Start DATA SECTION

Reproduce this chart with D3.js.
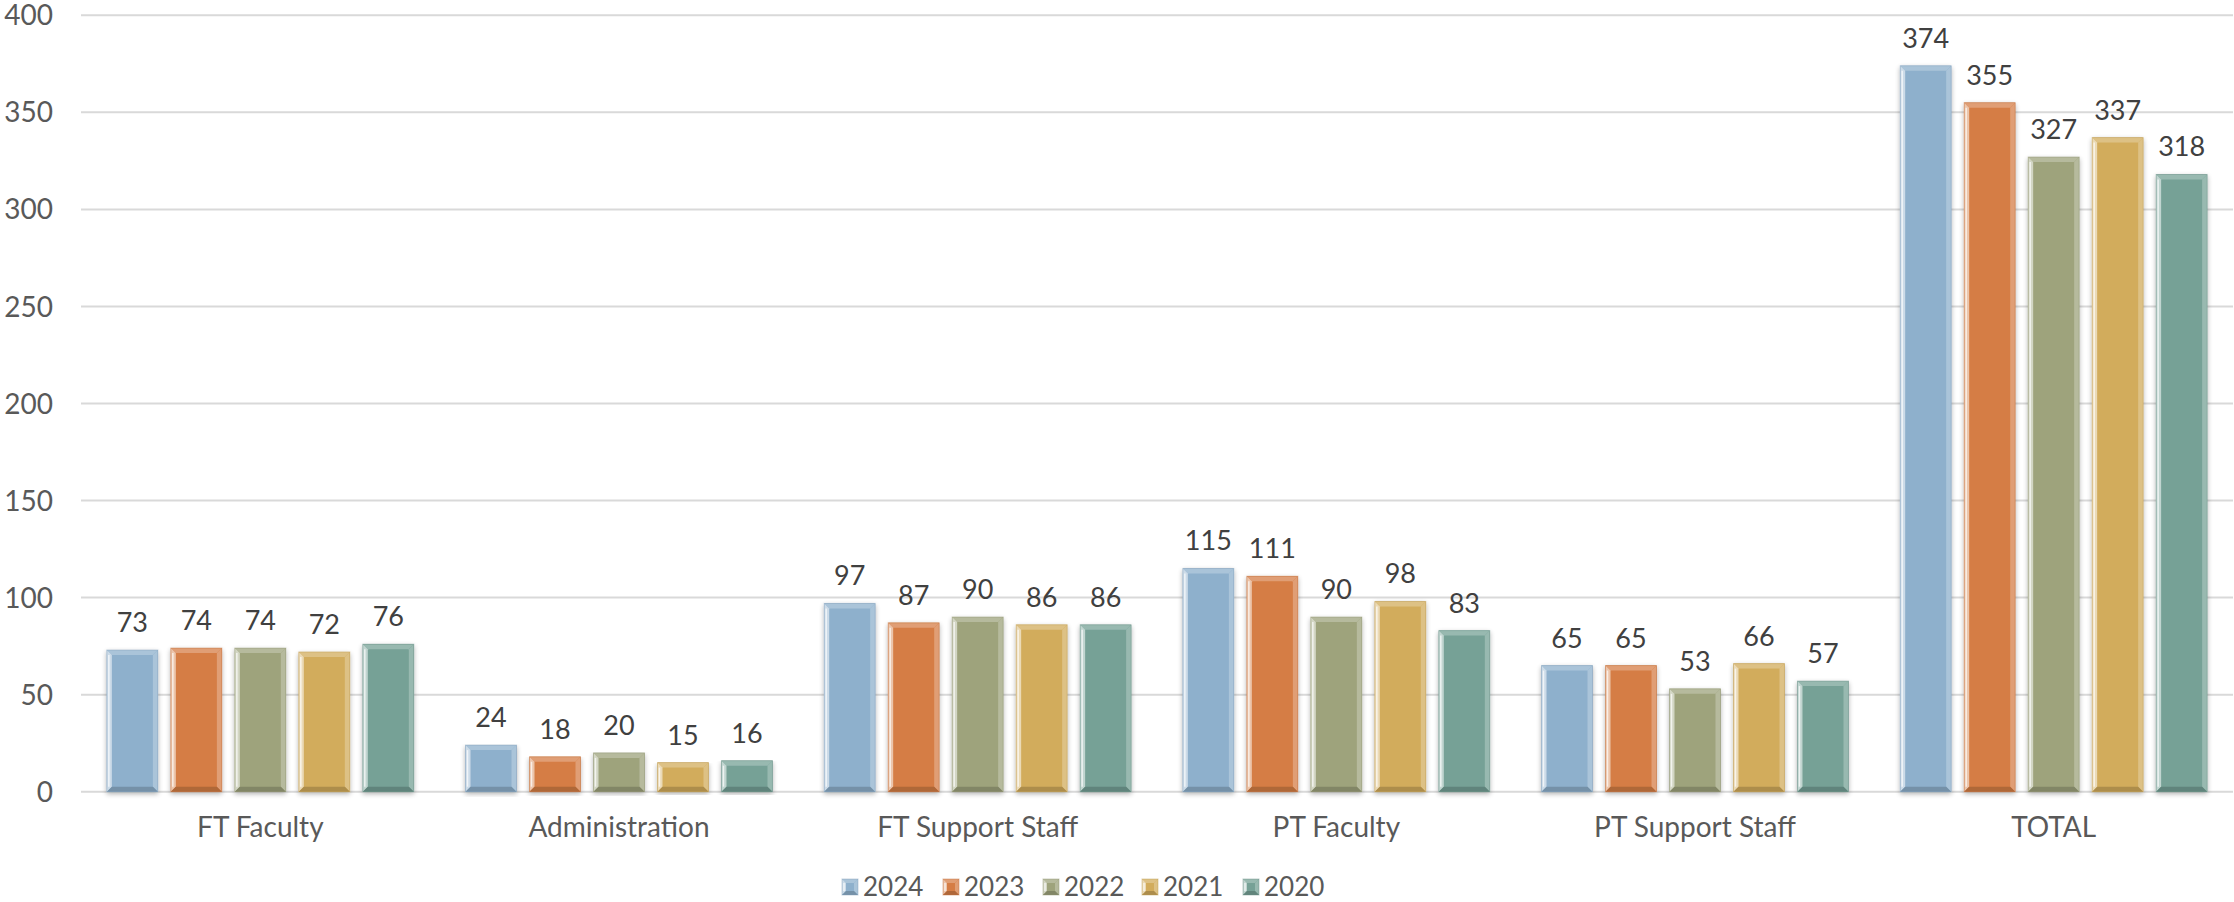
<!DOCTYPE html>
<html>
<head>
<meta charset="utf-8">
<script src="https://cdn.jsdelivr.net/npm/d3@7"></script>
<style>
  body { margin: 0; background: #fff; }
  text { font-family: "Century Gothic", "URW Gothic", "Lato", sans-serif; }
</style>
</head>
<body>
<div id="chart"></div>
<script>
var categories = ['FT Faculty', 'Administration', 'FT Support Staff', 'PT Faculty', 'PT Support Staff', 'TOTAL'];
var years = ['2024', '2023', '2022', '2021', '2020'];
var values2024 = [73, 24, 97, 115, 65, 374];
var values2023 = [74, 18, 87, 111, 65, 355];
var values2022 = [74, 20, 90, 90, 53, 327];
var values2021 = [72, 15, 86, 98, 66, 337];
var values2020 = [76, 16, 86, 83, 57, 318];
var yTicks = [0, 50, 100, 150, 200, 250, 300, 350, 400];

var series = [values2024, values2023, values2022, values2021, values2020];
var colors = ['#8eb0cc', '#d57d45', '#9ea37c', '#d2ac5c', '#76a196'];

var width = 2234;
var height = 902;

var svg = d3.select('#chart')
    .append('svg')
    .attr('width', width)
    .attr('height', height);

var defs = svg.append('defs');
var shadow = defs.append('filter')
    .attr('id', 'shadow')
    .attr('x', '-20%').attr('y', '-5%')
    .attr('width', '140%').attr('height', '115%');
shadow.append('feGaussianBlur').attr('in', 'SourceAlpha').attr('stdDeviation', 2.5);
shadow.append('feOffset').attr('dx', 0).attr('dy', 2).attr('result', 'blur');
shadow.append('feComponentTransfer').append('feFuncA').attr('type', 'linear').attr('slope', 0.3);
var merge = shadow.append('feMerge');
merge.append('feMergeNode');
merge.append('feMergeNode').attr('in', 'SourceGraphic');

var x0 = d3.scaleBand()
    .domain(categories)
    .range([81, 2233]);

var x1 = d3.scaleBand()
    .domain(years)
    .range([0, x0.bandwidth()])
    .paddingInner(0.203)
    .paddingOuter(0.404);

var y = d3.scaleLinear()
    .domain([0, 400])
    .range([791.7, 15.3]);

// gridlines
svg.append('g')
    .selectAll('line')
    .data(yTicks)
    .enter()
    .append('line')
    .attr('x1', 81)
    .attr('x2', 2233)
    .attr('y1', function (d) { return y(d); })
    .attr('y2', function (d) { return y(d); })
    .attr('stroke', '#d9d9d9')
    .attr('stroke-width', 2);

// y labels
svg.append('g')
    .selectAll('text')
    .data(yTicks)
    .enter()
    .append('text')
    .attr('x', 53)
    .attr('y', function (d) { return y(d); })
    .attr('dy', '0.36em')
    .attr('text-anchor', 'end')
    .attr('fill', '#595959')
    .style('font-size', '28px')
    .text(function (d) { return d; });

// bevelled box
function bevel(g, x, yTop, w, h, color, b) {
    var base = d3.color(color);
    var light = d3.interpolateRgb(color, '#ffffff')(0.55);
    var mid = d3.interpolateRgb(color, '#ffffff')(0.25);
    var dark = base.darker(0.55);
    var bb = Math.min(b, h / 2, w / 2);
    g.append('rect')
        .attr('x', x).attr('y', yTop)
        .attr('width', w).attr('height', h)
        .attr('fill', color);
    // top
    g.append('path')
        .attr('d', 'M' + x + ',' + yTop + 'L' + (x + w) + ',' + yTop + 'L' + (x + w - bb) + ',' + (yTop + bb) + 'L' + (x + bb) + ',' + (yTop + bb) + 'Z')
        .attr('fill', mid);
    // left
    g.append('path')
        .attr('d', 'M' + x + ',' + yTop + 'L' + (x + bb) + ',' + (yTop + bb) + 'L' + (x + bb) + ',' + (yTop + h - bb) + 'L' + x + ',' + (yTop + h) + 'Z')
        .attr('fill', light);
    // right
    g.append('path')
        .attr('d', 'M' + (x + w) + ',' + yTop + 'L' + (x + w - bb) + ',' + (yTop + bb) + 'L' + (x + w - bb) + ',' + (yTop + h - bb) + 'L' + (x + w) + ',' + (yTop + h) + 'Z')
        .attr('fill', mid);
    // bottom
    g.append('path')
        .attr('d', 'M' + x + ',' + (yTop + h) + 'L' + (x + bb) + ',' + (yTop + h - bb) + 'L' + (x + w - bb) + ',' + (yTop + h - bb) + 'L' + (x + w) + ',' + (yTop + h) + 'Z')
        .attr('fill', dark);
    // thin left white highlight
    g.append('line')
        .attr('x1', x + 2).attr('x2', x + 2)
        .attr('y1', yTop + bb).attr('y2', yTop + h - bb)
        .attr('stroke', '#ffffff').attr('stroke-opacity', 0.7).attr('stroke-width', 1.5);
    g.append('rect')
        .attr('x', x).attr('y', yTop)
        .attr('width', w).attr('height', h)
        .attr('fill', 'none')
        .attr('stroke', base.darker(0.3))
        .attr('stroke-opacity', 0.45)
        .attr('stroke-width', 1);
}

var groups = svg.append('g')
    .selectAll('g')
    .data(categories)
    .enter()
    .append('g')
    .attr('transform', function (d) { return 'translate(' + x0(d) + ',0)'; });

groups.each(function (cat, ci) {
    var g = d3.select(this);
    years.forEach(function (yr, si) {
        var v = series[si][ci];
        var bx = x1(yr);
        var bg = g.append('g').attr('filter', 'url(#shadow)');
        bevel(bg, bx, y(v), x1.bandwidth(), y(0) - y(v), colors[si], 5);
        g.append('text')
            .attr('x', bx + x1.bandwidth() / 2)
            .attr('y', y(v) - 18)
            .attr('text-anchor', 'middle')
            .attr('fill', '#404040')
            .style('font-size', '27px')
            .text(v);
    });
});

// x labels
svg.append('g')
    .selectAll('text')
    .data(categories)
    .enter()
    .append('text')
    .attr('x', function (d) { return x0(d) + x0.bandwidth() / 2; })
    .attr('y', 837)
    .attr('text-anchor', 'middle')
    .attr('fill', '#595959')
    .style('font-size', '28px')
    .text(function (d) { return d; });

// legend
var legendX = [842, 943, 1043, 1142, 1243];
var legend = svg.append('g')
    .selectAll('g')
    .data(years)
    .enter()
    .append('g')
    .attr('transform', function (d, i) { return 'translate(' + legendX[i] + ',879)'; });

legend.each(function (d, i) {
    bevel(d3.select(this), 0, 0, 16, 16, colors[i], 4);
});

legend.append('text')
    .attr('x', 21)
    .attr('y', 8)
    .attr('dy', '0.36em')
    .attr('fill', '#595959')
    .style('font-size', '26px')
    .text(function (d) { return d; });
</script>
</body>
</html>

End DATA SECTION

Copy each line above containing the string "this".

### OUTPUT OF THE TASK
Reproduce this chart with D3.js.
    var g = d3.select(this);
    bevel(d3.select(this), 0, 0, 16, 16, colors[i], 4);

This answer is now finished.